Emkay Expects A Quiet Budget For Equities, Says Lending Guidelines, Monetary Policy Easing Key To Watch
The brokerage remains cautious on Indian equities as it sees vulnerability in the Jan-March quarter due to sustained FPI selling and weak earnings support.

Finance Minister Nirmala Sitharaman is unlikely to stray from the pre-announced consolidation path in the upcoming Budget 2025, according to Emkay Research which expects it to be "relatively quiet with a focus on continuity rather than dramatic change".
The brokerage remains cautious on Indian equities as it sees vulnerability in the Jan-March quarter due to sustained FPI selling and weak earnings support. Its Nifty target for 2025 implies an upside of 8%.
"We are, however, more optimistic on the longer-term outlook," it said. "We expect a discretionary consumption rebound in 2HCY25, driven by easier credit and a hiring bounce-back."
The brokerage is 'overweight' on consumer discretionary and healthcare, while being 'underweight' on financials and staples.
"The heavy lifting would have to be done by relaxed lending guidelines and monetary easing further down the line," Emkay said and noted that it expects some sector level changes.
Amid all this, the brokerage recommends taking long positions in sectors such as EMS, new energy and EVs and avoiding life insurance.
Under tax regime changes, important announcements for the Budget to be announced on Saturday are a further convergence to the new tax regime, either through direct Budget proposals or via the tabling of the new direct tax code.
A negative announcement for the gold sector could be changes in gold customs duty while protectionist moves on select sectors like steel, payout of the LPG subsidy are some of the potential positives that can be announced. The brokerage expects no change in the capital gains tax.
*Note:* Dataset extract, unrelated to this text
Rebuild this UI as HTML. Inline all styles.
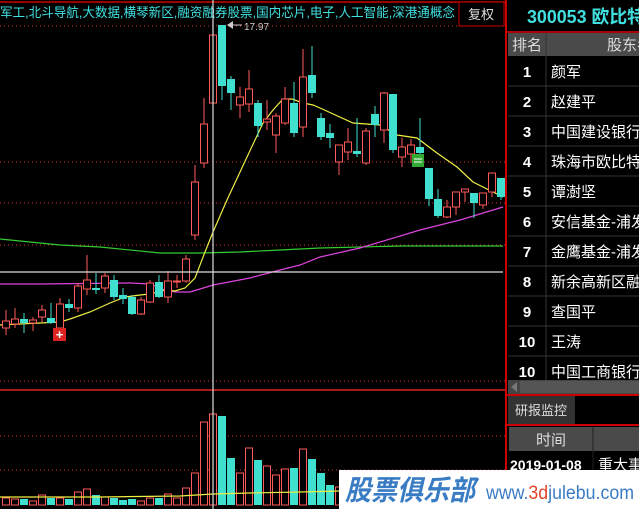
<!DOCTYPE html>
<html><head><meta charset="utf-8"><style>
html,body{margin:0;padding:0;background:#000;width:639px;height:509px;overflow:hidden}
svg{display:block}
text{font-family:"Liberation Sans","Noto Sans CJK SC",sans-serif}
</style></head><body>
<svg id="s" width="639" height="509" viewBox="0 0 639 509" xmlns="http://www.w3.org/2000/svg">
<rect width="639" height="509" fill="#000"/>
<line x1="0" y1="2" x2="505" y2="2" stroke="#c00" stroke-width="1.5"/>
<text x="0" y="17" font-size="13" fill="#40e0e0" textLength="455" lengthAdjust="spacingAndGlyphs">军工,北斗导航,大数据,横琴新区,融资融券股票,国内芯片,电子,人工智能,深港通概念</text>
<rect x="459" y="2" width="45" height="24" fill="#000" stroke="#c00"/>
<text x="481" y="19" font-size="13" fill="#ddd" text-anchor="middle">复权</text>
<g stroke="#c33" stroke-dasharray="1,3" stroke-width="1">
<line x1="0" y1="26" x2="459" y2="26"/><line x1="0" y1="162" x2="505" y2="162"/>
<line x1="0" y1="203" x2="505" y2="203"/><line x1="0" y1="245" x2="505" y2="245"/>
<line x1="0" y1="381" x2="505" y2="381"/><line x1="0" y1="436" x2="505" y2="436"/>
<line x1="0" y1="470" x2="505" y2="470"/>
</g>
<line x1="0" y1="390" x2="505" y2="390" stroke="#d22" stroke-width="1.5"/>
<polyline fill="none" stroke="#3c3" stroke-width="1.2" points="0,239 30,242 60,245 100,247 160,253 200,253 240,252 280,250 320,248 400,246 503,246"/>
<polyline fill="none" stroke="#d4d" stroke-width="1.2" points="0,284 40,284 130,283 150,284 165,290 175,292 190,292 200,289 213,285 250,278 280,270 300,265 320,257 360,248 420,230 460,220 503,207"/>
<polyline fill="none" stroke="#ee4" stroke-width="1.2" points="0,325 60,322 70,319 90,312 110,303 125,297 140,295 150,294 165,290 175,291 185,288 195,278 205,252 213,232 227,200 247,157 263,123 273,110 283,99 292,99 303,103 313,105 320,108 353,123 380,125 397,135 417,138 437,153 457,167 473,182 503,197"/>
<g id="c"></g>
<g id="v"></g>
<polyline fill="none" stroke="#ee4" stroke-width="1.2" points="0,497 100,497 180,496 213,494 250,493 300,492 340,491 420,489 503,487"/>
<line x1="0" y1="272" x2="503" y2="272" stroke="#ddd" stroke-width="1.2"/>
<line x1="213" y1="0" x2="213" y2="509" stroke="#ddd" stroke-width="1.2"/>
<polygon points="227,25 233,21 233,29" fill="#ccc"/>
<line x1="233" y1="25" x2="242" y2="25" stroke="#ccc"/>
<text x="244" y="30" font-size="10" fill="#ccc" font-family="Liberation Mono">17.97</text>
<rect x="53" y="328" width="13" height="13" fill="#d22"/>
<text x="59.5" y="339" font-size="13" font-weight="bold" fill="#fff" text-anchor="middle">+</text>
<rect x="412" y="154" width="12" height="13" fill="#3a3"/>
<line x1="414" y1="159" x2="422" y2="159" stroke="#fff"/><line x1="414" y1="162" x2="422" y2="162" stroke="#fff"/>
<!-- right panel -->
<rect x="506" y="0" width="133" height="509" fill="#000"/>
<line x1="506" y1="0" x2="506" y2="509" stroke="#c00" stroke-width="2"/>
<text x="527" y="23" font-size="18" font-weight="bold" fill="#40e0e0" textLength="118" lengthAdjust="spacingAndGlyphs">300053 欧比特</text>
<line x1="507" y1="32" x2="639" y2="32" stroke="#a00" stroke-width="2"/>
<rect x="508" y="33" width="131" height="23" fill="#4a4a4a"/>
<line x1="546" y1="33" x2="546" y2="380" stroke="#333"/>
<text x="527" y="50" font-size="15" fill="#ddd" text-anchor="middle">排名</text>
<text x="607" y="50" font-size="15" fill="#ddd">股东名</text>
<g id="r"></g>
<rect x="508" y="380" width="131" height="14" fill="#444"/>
<polygon points="511,387 517,382 517,392" fill="#777"/>
<rect x="520" y="381" width="119" height="12" fill="#555"/>
<line x1="507" y1="395" x2="639" y2="395" stroke="#c00" stroke-width="2"/>
<rect x="508" y="396" width="67" height="28" fill="#333"/>
<text x="541" y="415" font-size="13" fill="#ddd" text-anchor="middle">研报监控</text>
<line x1="507" y1="425" x2="639" y2="425" stroke="#c00" stroke-width="2"/>
<rect x="509" y="427" width="130" height="24" fill="#4a4a4a"/>
<line x1="593" y1="427" x2="593" y2="470" stroke="#222"/>
<text x="551" y="445" font-size="15" fill="#ddd" text-anchor="middle">时间</text>
<text x="510" y="470" font-size="14" font-weight="bold" fill="#fff">2019-01-08</text>
<text x="598" y="470" font-size="15" fill="#fff">重大事</text>
<!-- watermark -->
<rect x="339" y="470" width="300" height="39" fill="#fff"/>
<text x="345" y="500" font-size="28" font-weight="bold" font-style="italic" fill="#3a7cc4" textLength="130" lengthAdjust="spacingAndGlyphs">股票俱乐部</text>
<text x="486" y="499" font-size="19" fill="#3a7cc4" textLength="148" lengthAdjust="spacingAndGlyphs">www.<tspan fill="#e2452a">3d</tspan>julebu.com</text>
</svg>
<script>
var NS="http://www.w3.org/2000/svg";
function el(p,t,a){var e=document.createElementNS(NS,t);for(var k in a)e.setAttribute(k,a[k]);p.appendChild(e);return e;}
var C=[['r',321,328,310,335],['r',319,324,308,328],['c',319,323,313,333],['r',320,323,317,331],['r',310,317,305,322],['c',318,323,303,324],['r',304,328,298,330],['c',304,308,299,312],['r',286,308,283,312],['r',280,289,255,295],['c',288,290,273,294],['r',276,288,273,293],['c',280,297,275,300],['c',295,299,288,304],['c',297,314,295,315],['r',300,314,297,315],['r',283,302,280,303],['c',282,297,275,298],['r',281,297,271,303],['r',281,282,275,288],['r',259,281,255,283],['r',182,235,165,240],['r',124,163,98,168],['r',35,103,35,105],['c',25,86,25,100],['c',79,93,76,110],['r',97,105,87,118],['r',89,104,70,112],['c',103,126,100,137],['r',119,122,100,130],['r',116,135,113,153],['r',99,123,87,125],['c',103,133,82,137],['r',77,127,49,137],['c',75,93,46,98],['c',118,137,113,140],['c',133,138,124,148],['r',145,162,145,175],['r',142,152,128,160],['c',151,154,118,157],['r',131,163,128,165],['c',114,125,106,137],['r',93,130,92,143],['c',94,150,94,153],['r',147,157,138,167],['r',145,154,139,163],['c',147,153,118,154],['c',168,199,168,206],['c',199,216,189,218],['r',207,217,200,218],['r',192,207,192,215],['r',189,192,189,202],['c',193,203,193,218],['r',193,205,193,209],['r',173,192,176,197],['c',178,197,178,200]];
var g=document.getElementById('c');
C.forEach(function(d,i){var x=6+9*i;var col=d[0]=='r'?'#ff5a5a':'#40e0d0';
el(g,'line',{x1:x,y1:d[3],x2:x,y2:d[4],stroke:col,'stroke-width':1});
var h=Math.max(1,d[2]-d[1]);
if(d[0]=='r'){el(g,'rect',{x:x-3.5,y:d[1],width:7,height:h,fill:'#000',stroke:col,'stroke-width':1});}
else el(g,'rect',{x:x-4,y:d[1],width:8,height:h,fill:col});});
var V=[['r',498],['r',499],['c',499],['r',501],['r',495],['c',498],['r',498],['c',499],['r',492],['r',489],['c',495],['r',497],['c',498],['c',500],['c',499],['r',501],['r',498],['c',498],['r',494],['r',498],['r',488],['r',473],['r',422],['r',414],['c',416],['c',458],['r',473],['r',448],['c',460],['r',466],['r',475],['r',469],['c',468],['r',449],['c',459],['c',473],['c',485],['r',487],['r',480],['c',478],['r',482],['c',476],['r',474],['c',476],['r',484],['r',486],['c',482],['c',476],['c',478],['r',486],['r',484],['r',490],['c',486],['r',486],['r',480],['c',482]];
var gv=document.getElementById('v');
V.forEach(function(d,i){var x=6+9*i;var col=d[0]=='r'?'#ff5a5a':'#40e0d0';var h=505-d[1];
if(d[0]=='r')el(gv,'rect',{x:x-3.5,y:d[1],width:7,height:h,fill:'#000',stroke:col});
else el(gv,'rect',{x:x-4,y:d[1],width:8,height:h,fill:col});});
var R=[['1','颜军'],['2','赵建平'],['3','中国建设银行'],['4','珠海市欧比特'],['5','谭澍坚'],['6','安信基金-浦发'],['7','金鹰基金-浦发'],['8','新余高新区融'],['9','查国平'],['10','王涛'],['10','中国工商银行']];
var gr=document.getElementById('r');
R.forEach(function(d,i){var y=56+30*i;
el(gr,'line',{x1:508,y1:y+30,x2:639,y2:y+30,stroke:'#333'});
var t=el(gr,'text',{x:527,y:y+21,'font-size':15,'font-weight':'bold',fill:'#fff','text-anchor':'middle'});t.textContent=d[0];
var u=el(gr,'text',{x:551,y:y+21,'font-size':15,fill:'#fff'});u.textContent=d[1];});
</script>
</body></html>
For the economy, falling tax buoyancy is still a challenge, but the government is not under pressure to undertake major expenditure cuts, the brokerage said, adding that this augurs well for a mild growth recovery in FY26.
In fiscal 2025, the overshoot on fiscal consolidation was a major drag on growth. "The good news is that in FY26, the extent of consolidation needed to meet the 4.5% target is a mere 20bps, implying a much milder drag on the economy," Emkay said.
At the same time, the brokerage is not building in a downturn in capital expenditure but a more normalised level of growth. According to it, the focus will be on how the sectoral allocation of capex pans out. "Some pockets of infra growth like power are relatively unaffected, as market financing plays a more important role than direct central government funding," Emkay said.
"Central government capex growth has peaked (31% CAGR during FY21-24), and we expect modest growth from here, largely tracking nominal GDP," it added. "The good news is that the 10% expected miss in FY25 sets a low base for FY26 - but beyond that, expect muted growth."